If you're trying to get onto our website ( you can't because it isn't working. We hope it will be back soon. [Update 8:45 AM Wednesday:  it's fixed, and, on my computer anyway, faster than ever.]

Five questioned

When I asked Matt Phelan if he would ever consider illustrating The Wizard of Oz, be brought back childhood terrors by mentioning the Wheelers, a ferocious little bunch of hoodlums from Ozma of Oz. Thanks for that, Matt.

I was already punchdrunk Saturday morning when I was inviting people to come by the booth and meet Sharon Stone. But Tanya Lee Stone is a formidable person in her own right--when I asked her if she'd like to ride in the Space Shuttle she answered "yes" without a moment's hesitation.

Rebecca Stead said that winning the Newbery allowed her the luxury of buying fresh flowers once a week, and she gave a lesson in poster-rolling as well.

Libba Bray and I remembered a time--our respective adolescences--when books like Going Bovine would have been unthinkable as YA novels.

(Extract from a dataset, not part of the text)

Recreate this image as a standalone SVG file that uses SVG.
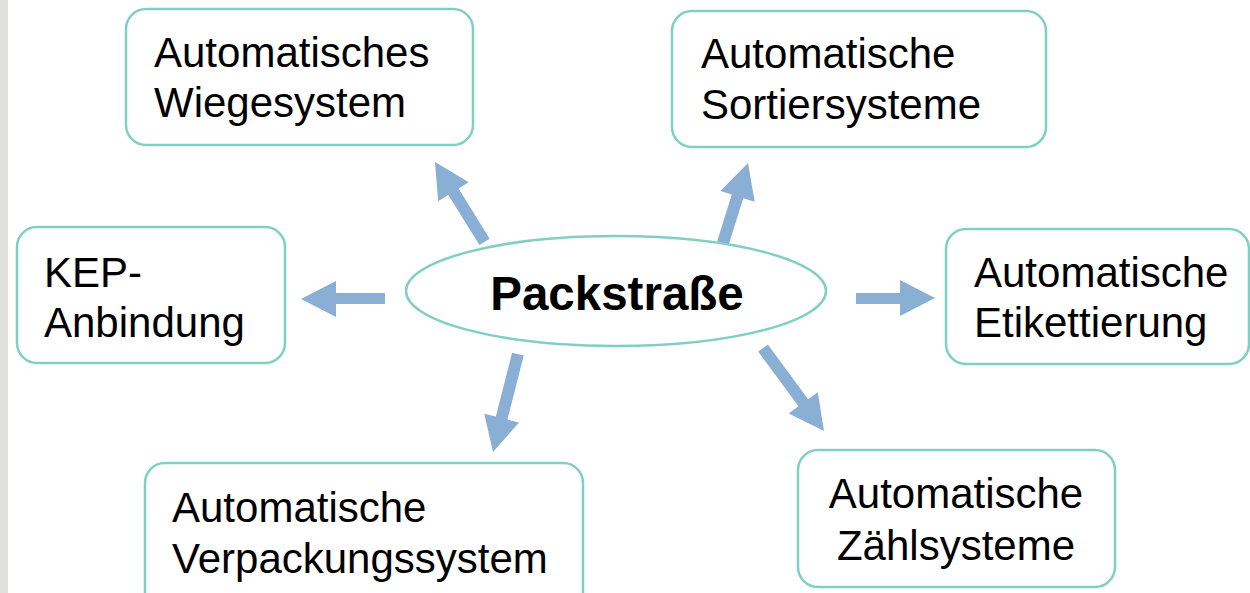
<svg xmlns="http://www.w3.org/2000/svg" width="1250" height="593" viewBox="0 0 1250 593">
<defs>
<style>
.box{fill:#ffffff;stroke:#80d0c2;stroke-width:2.5}
.t{font-family:"Liberation Sans",Arial,sans-serif;font-size:42px;fill:#000000}
.tb{font-family:"Liberation Sans",Arial,sans-serif;font-size:47.5px;font-weight:bold;fill:#000000}
.arr{fill:#8aafd4}
</style>
</defs>
<rect x="0" y="0" width="1250" height="593" fill="#ffffff"/>
<rect x="0" y="0" width="8" height="593" fill="#e0e0dc"/>

<g id="connectors" class="arr">
  <polygon points="385,293 336,293 336,281 301,299 336,317 336,304 385,304"/>
  <polygon points="856,293 900,293 900,280 935,298 900,316 900,304 856,304"/>
  <g transform="translate(435,162) rotate(-121.8)"><polygon points="0,0 -35,-18 -35,-6 -94,-6 -94,6 -35,6 -35,18"/></g>
  <g transform="translate(748,163) rotate(-72.6)"><polygon points="0,0 -35,-18 -35,-6 -84,-6 -84,6 -35,6 -35,18"/></g>
  <g transform="translate(493,452) rotate(104.3)"><polygon points="0,0 -35,-18 -35,-6 -101,-6 -101,6 -35,6 -35,18"/></g>
  <g transform="translate(824,431) rotate(53.7)"><polygon points="0,0 -35,-18 -35,-6 -103,-6 -103,6 -35,6 -35,18"/></g>
</g>

<g id="node-center">
  <ellipse class="box" cx="616" cy="291" rx="210" ry="55"/>
  <text class="tb" x="617" y="310" text-anchor="middle">Packstraße</text>
</g>

<g id="node-wiege">
  <rect class="box" x="126" y="9" width="347" height="136" rx="20"/>
  <text class="t" x="154" y="67">Automatisches</text>
  <text class="t" x="154" y="117">Wiegesystem</text>
</g>

<g id="node-sortier">
  <rect class="box" x="672" y="11" width="374" height="136" rx="20"/>
  <text class="t" x="701" y="68">Automatische</text>
  <text class="t" x="701" y="119">Sortiersysteme</text>
</g>

<g id="node-kep">
  <rect class="box" x="17" y="227" width="268" height="136" rx="20"/>
  <text class="t" x="44" y="287">KEP-</text>
  <text class="t" x="44" y="337">Anbindung</text>
</g>

<g id="node-etikett">
  <rect class="box" x="946" y="229" width="303" height="135" rx="20"/>
  <text class="t" x="974" y="287">Automatische</text>
  <text class="t" x="974" y="337">Etikettierung</text>
</g>

<g id="node-verpack">
  <rect class="box" x="145" y="463" width="438" height="150" rx="20"/>
  <text class="t" x="172" y="522">Automatische</text>
  <text class="t" x="172" y="573">Verpackungssystem</text>
</g>

<g id="node-zaehl">
  <rect class="box" x="798" y="450" width="317" height="137" rx="20"/>
  <text class="t" x="956" y="508" text-anchor="middle">Automatische</text>
  <text class="t" x="956" y="560" text-anchor="middle">Zählsysteme</text>
</g>
</svg>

Charles R. Smith Jr. explained to me why the World Cup isn't the big deal in the States that it is everywhere else--that soccer is just one of many sports kids play here and thus doesn't gain the critical mass it does in other countries. I countered with my Algerian barber's opinion--that soccer has no halftime thus depriving it of lucrative ad revenue and subsequent exposure.

While acknowledging that Denzel Washington would probably be the most popular choice, Vaunda wants Will Smith to play Bass Reeves in the movie. I suggested Ernie Hudson.

Jerry pleaded the Fifth when I asked him if Lion and the Mouse had made him feel any different about spotting a cheeky cheese thief (as one book we reviewed had it) in the kitchen.

And who will be interrogated next year? The countdown begins . . . .

Thursday, July 01, 2010

Eclipse movie review

Twihard Elizabeth Law (by day: vice president and publisher of Egmont USA) reviews the latest Twilight movie. It's all about the hair.

July/August 2010 special issue: Awards

The July/August Horn Book Magazine is out, and selected articles are on our website, including profiles of the Newbery and Caldecott medalists and CSK author and illustrator award acceptance speeches.